The London Awards comprise:  London Art Award, London Jazz Award – Best Vocalist, Best Jazz Instrumentalist, London New Comedy, London New Music, London Photography, London Short Fiction, London Theatre Writing, London 48 Hour Short Film, London Best Play, London Poetry Award.  Details as follows:


London Art Award

‘An award exclusively recognising an Artist whose work pushes the boundaries of art, inspired by the phrase “Quick before we come to our senses’”.’

Visual Arts Organiser:  Gillian Best Powell

Judges on the selection panel:  Jason Brooks, Artist, whose work is included in many of the world’s finest public and private contemporary art collections.  Nick Kaplony, Artist and Freelance curator, Artsquest & Pumphouse Gallery.  Zoe Whitley, Curator Contemporary Collections, Victoria & Albert Museum.

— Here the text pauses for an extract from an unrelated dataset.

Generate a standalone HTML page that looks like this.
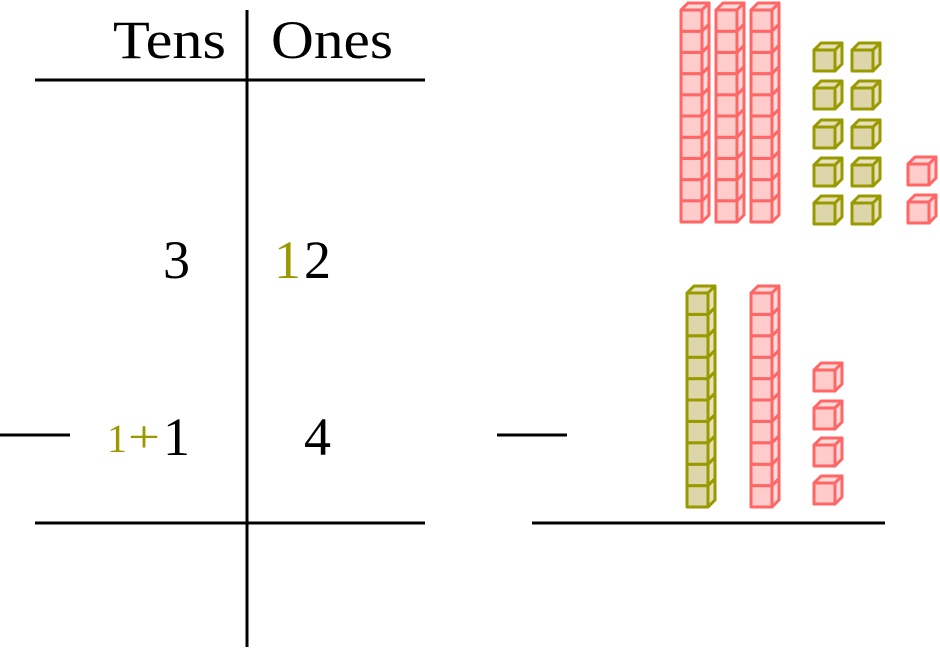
<!DOCTYPE html>
<html><head><meta charset="utf-8"><style>
html,body{margin:0;padding:0;background:#fff;}
svg{display:block;}
text{font-family:"Liberation Serif",serif;}
</style></head><body>
<svg id="s" width="940" height="649" viewBox="0 0 940 649" xmlns="http://www.w3.org/2000/svg">
<g stroke="#000" stroke-width="3">
<line x1="35" y1="80" x2="425" y2="80"/>
<line x1="247" y1="10" x2="247" y2="647"/>
<line x1="35" y1="523" x2="425" y2="523"/>
<line x1="0" y1="435" x2="70" y2="435"/>
<line x1="497" y1="435" x2="567" y2="435"/>
<line x1="532" y1="523" x2="885" y2="523"/>
</g>
<g font-size="54" fill="#000">
<text x="113" y="58" textLength="113" lengthAdjust="spacingAndGlyphs">Tens</text>
<text x="271" y="58" textLength="122" lengthAdjust="spacingAndGlyphs">Ones</text>
<text x="190" y="278" text-anchor="end">3</text>
<text x="274" y="278" fill="#999900">1</text>
<text x="304" y="278">2</text>
<text x="190" y="455" text-anchor="end">1</text>
<text x="304" y="455">4</text>
<text x="107" y="452" font-size="40" fill="#999900">1</text>
<text x="128" y="452" font-size="46" fill="#999900" textLength="32" lengthAdjust="spacingAndGlyphs">+</text>
</g>
<g id="cubes" stroke-width="3" stroke-linejoin="round"></g>
</svg>
<script>
var g=document.getElementById('cubes'),s=21,d=7,out='';
var P={st:'#ff6666',f:'#ffcccc',t:'#ffdada'},G={st:'#999900',f:'#ddd6aa',t:'#e6e0bb'};
function cube(x,y,c,top){return cubeH(x,y,s,c,top);}
function rod(x,y0,y1,c){var h=(y1-y0)/10,r='';for(var i=9;i>=0;i--){var yy=y0+i*h;r+=cubeH(x,yy,h,c,i==0);}return r;}
function cubeH(x,y,h,c,top){
 var r='';
 if(top) r+='<path d="M'+x+' '+y+' l'+d+' '+(-d)+' h'+s+' l'+(-d)+' '+d+'z" fill="'+c.t+'" stroke="'+c.st+'"/>';
 r+='<path d="M'+(x+s)+' '+y+' l'+d+' '+(-d)+' v'+h+' l'+(-d)+' '+d+'z" fill="'+c.t+'" stroke="'+c.st+'"/>';
 r+='<rect x="'+x+'" y="'+y+'" width="'+s+'" height="'+h+'" fill="'+c.f+'" stroke="'+c.st+'"/>';
 return r;
}
out+=rod(681,10,222,P)+rod(716,10,222,P)+rod(751,10,222,P);
[50,88,127,165,203].forEach(function(y){out+=cube(814,y,G,1)+cube(852,y,G,1);});
out+=cube(908,164,P,1)+cube(908,202,P,1);
out+=rod(687,293,507,G)+rod(751,293,507,P);
[370,408,445,483].forEach(function(y){out+=cube(814,y,P,1);});
g.innerHTML=out;
</script>
</body></html>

Final shortlist: Ingrid Berthon-Moine: ‘Rouge Pur and Rouge Star’.  Andrew Hladky: ‘It Was Not There’.  Yoonjin Jung:  ‘Seeing the Unseen’.  Paula MacArthur: ‘Deluxe’

Winner:   Andrew Hladky


London Jazz Award – Best Vocalist, Best Jazz Instrumentalist

Jazz Award Organisers:   Stephen Keogh / Ross Dines

Judges: Peter King.  Tina May, Voice.  Guillermo Rozenthuler, Voice (Latin).  Gilad Atzmon, Multi instrumentalist, sax, clarinet, ethnic wind.  Jean Toussaint.  Pete Churchill – Royal Academy of Music.  Mark Hodgson.  Jim Hart.  Barry Green.  Brigitte Beraha.  Asaf Sirkis.  Charles Alexander.  Julian Joseph.  Joe Paice – Jazz Services.  Paul Pace – Ronnie Scott’s.  Ross Dines – Music Director, Pizza Express Jazz Club, Soho.  Stephen Keogh – Global Music Foundation.

Best Vocalist joint winners:  Norma Winstone  and  Cleveland Watkiss

Best Jazz Instrumentalist:  John Turville


London New Comedy

Organisers:  Louise Ayling & Imogen Crouch-Hyde

Judges:  Lynne Parker, Director of Funny Women.  Debbie Chazen.  Laurie Lewin

Finalists:  Jeff Leach, Joe Wells, Gemma Beagley.  Commended: Christian Manley.  Runner-up: Katie Lucas

Winner:  Don Biswas


London New Music

Organiser:  Patrick Lyons

Votes were made online and by the audience on the final music night.

Bands in competition: New Cut Gang from the Dublin Castle.  Frisky Holler from the Old Police Station.  Kalakuta from E1ectric

Winner:  New Cut Gang


London Photography

Organiser:  Tracy Howl

Judges on the selection panel: Edmond Terakopian, award-winning photojournalist.  Kate Day, Communities Editor, Daily Telegraph.  James Sparshatt, Photographer, Capital Culture.

Finalists:   Ben Graville, Ben Westwood, Colin Hampden-White, Daisy Meadows, Hady Bayoumi, Jola Mroszezyk, Liz West, Mish Aminoff, Nadjib Lefleurier, Rashida Mangera, Siddhartha Tawadey, Xiaoxiao Sun

Winner::  Daisy Meadows


London Short Fiction

‘Fictional stories, no more than a 1000 words that are inspired by the phrase: “Quick, Before We Come to Our Senses”.  The phrase did not need  to be used as a title, and was intended only as a starting point to work from.’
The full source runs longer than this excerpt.